11ER: Wie viele suchtkranke Sportler gibt es schätzungsweise?
Uli Borowka: Die FIFpro, das ist die internationale Spielerorganisation, hat vor einigen Monaten eine Umfrage erstellt. Daraus resultiert, dass aktuell 19 Prozent der Sportler suchtkrank sind und 36 Prozent der ehemaligen. Das ist natürlich eine Hausnummer, die uns alle, auf gut deutsch gesagt, erdrückt. Ich wäre ganz ehrlich froh, wenn wir weniger zu tun hätten, aber dem ist nicht so. Also packen wir die Probleme an. Die Spieler mit Problemen melden sich bei mir. Wenn sie es im Verein oder innerhalb ihrer Mannschaft öffentlich machen, wird der Vertrag zerrissen. Da versuchen wir einzugreifen und ein bisschen was anzuschieben.
11ER: Wie sieht deine alltägliche Arbeit im Verein aus?
Uli Borowka: (lacht) Es ist viel zu tun!
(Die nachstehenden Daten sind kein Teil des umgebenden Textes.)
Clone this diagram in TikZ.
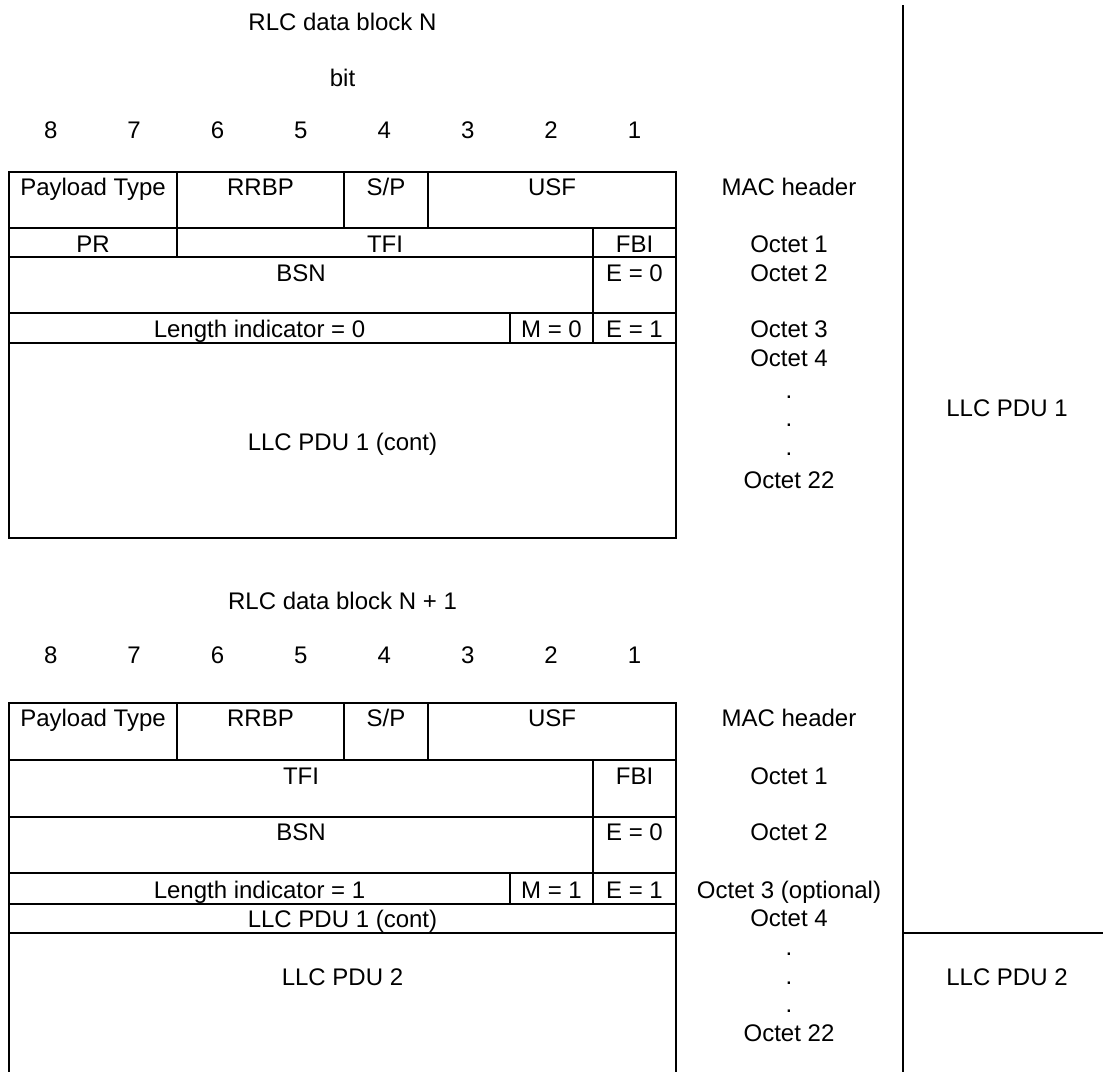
\documentclass[tikz,border=0pt]{standalone}
\usepackage{fontspec}
\setmainfont{Liberation Sans}
\begin{document}
\begin{tikzpicture}[x=1pt,y=-1pt,
  grid/.style={line width=2pt, line cap=rect},
  txt/.style={anchor=base, inner sep=0pt, font=\fontsize{24}{28}\selectfont}]
\useasboundingbox (0,0) rectangle (1103,1071);
% ---------- block N ----------
\node[txt] (t1) at (342.5,30) {RLC data block N};
\node[txt] (bit) at (342.5,86) {bit};
\foreach \b [count=\i from 0] in {8,7,6,5,4,3,2,1}
  \node[txt] (na\b) at (50.7+83.4*\i,138.6) {\b};
\draw[grid] (9,172) rectangle (676,538);
\foreach \yy in {228,257,313,343} \draw[grid] (9,\yy) -- (676,\yy);
\foreach \xx in {177,344,428} \draw[grid] (\xx,172) -- (\xx,228);
\draw[grid] (177,228) -- (177,257);
\draw[grid] (593,228) -- (593,343);
\draw[grid] (510,313) -- (510,343);
\node[txt] (pt1) at (93,195.6) {Payload Type};
\node[txt] (rr1) at (260.5,195.6) {RRBP};
\node[txt] (sp1) at (386,195.6) {S/P};
\node[txt] (usf1) at (552,195.6) {USF};
\node[txt] (mac1) at (789,195.6) {MAC header};
\node[txt] (pr1) at (93,252.6) {PR};
\node[txt] (tfi1) at (385,252.6) {TFI};
\node[txt] (fbi1) at (634.5,252.6) {FBI};
\node[txt] (o11) at (789,252.6) {Octet 1};
\node[txt] (bsn1) at (301,281.6) {BSN};
\node[txt] (e01) at (634.5,281.6) {E = 0};
\node[txt] (o21) at (789,281.6) {Octet 2};
\node[txt] (li1) at (259.5,337.6) {Length indicator = 0};
\node[txt] (m1) at (551.5,337.6) {M = 0};
\node[txt] (e11) at (634.5,337.6) {E = 1};
\node[txt] (o31) at (789,337.6) {Octet 3};
\node[txt] (o41) at (789,366.1) {Octet 4};
\node[txt] (d11) at (789,398) {.};
\node[txt] (d21) at (789,426.5) {.};
\node[txt] (d31) at (789,455) {.};
\node[txt] (o221) at (789,488) {Octet 22};
\node[txt] (llc1) at (342.5,450.6) {LLC PDU 1 (cont)};
\node[txt] (pdu1) at (1007,416) {LLC PDU 1};
% ---------- block N+1 ----------
\node[txt] (t2) at (342.5,609.6) {RLC data block N + 1};
\foreach \b [count=\i from 0] in {8,7,6,5,4,3,2,1}
  \node[txt] (nb\b) at (50.7+83.4*\i,663.6) {\b};
\draw[grid] (9,1071) -- (9,703) -- (676,703) -- (676,1071);
\foreach \yy in {760,817,873,904,933} \draw[grid] (9,\yy) -- (676,\yy);
\foreach \xx in {177,344,428} \draw[grid] (\xx,703) -- (\xx,760);
\draw[grid] (593,760) -- (593,904);
\draw[grid] (510,873) -- (510,904);
\node[txt] (pt2) at (93,726.6) {Payload Type};
\node[txt] (rr2) at (260.5,726.6) {RRBP};
\node[txt] (sp2) at (386,726.6) {S/P};
\node[txt] (usf2) at (552,726.6) {USF};
\node[txt] (mac2) at (789,726.6) {MAC header};
\node[txt] (tfi2) at (301,784.6) {TFI};
\node[txt] (fbi2) at (634.5,784.6) {FBI};
\node[txt] (o12) at (789,784.6) {Octet 1};
\node[txt] (bsn2) at (301,840.6) {BSN};
\node[txt] (e02) at (634.5,840.6) {E = 0};
\node[txt] (o22) at (789,840.6) {Octet 2};
\node[txt] (li2) at (259.5,898.1) {Length indicator = 1};
\node[txt] (m2) at (551.5,898.1) {M = 1};
\node[txt] (e12) at (634.5,898.1) {E = 1};
\node[txt] (o32) at (789,898.1) {Octet 3 (optional)};
\node[txt] (llcc2) at (342.5,927.1) {LLC PDU 1 (cont)};
\node[txt] (o42) at (789,926.6) {Octet 4};
\node[txt] (d12) at (789,955.6) {.};
\node[txt] (d22) at (789,984.1) {.};
\node[txt] (d32) at (789,1012.6) {.};
\node[txt] (o222) at (789,1041.1) {Octet 22};
\node[txt] (llc2) at (342.5,985.6) {LLC PDU 2};
\node[txt] (pdu2) at (1007,985.6) {LLC PDU 2};
% ---------- right column ----------
\draw[grid] (903,6) -- (903,1071);
\draw[grid] (903,933) -- (1103,933);
\end{tikzpicture}
\end{document}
Zum Beispiel sind es alles in erster Linie Menschen – auch Profifußballer, denen wir helfen. Die hole ich dann auch mal aus der Gosse, wie das bei mir damals war und versuche ihnen eine Hilfestellung zu geben. Ich maße mir nicht an, dass ich der Fachmann bin, sondern ich versuche, sie in professionelle Hilfe abzugeben. Der eine ändert beim ersten Mal etwas, der andere braucht etwas länger. Das ist natürlich ein enormer zeitlicher Aufwand, den wir aber gerne betreiben, weil wir Menschenleben retten. Das muss man ehrlich so sagen.
11ER: Du bist für die Spieler dann eine Art Vermittlungspartner?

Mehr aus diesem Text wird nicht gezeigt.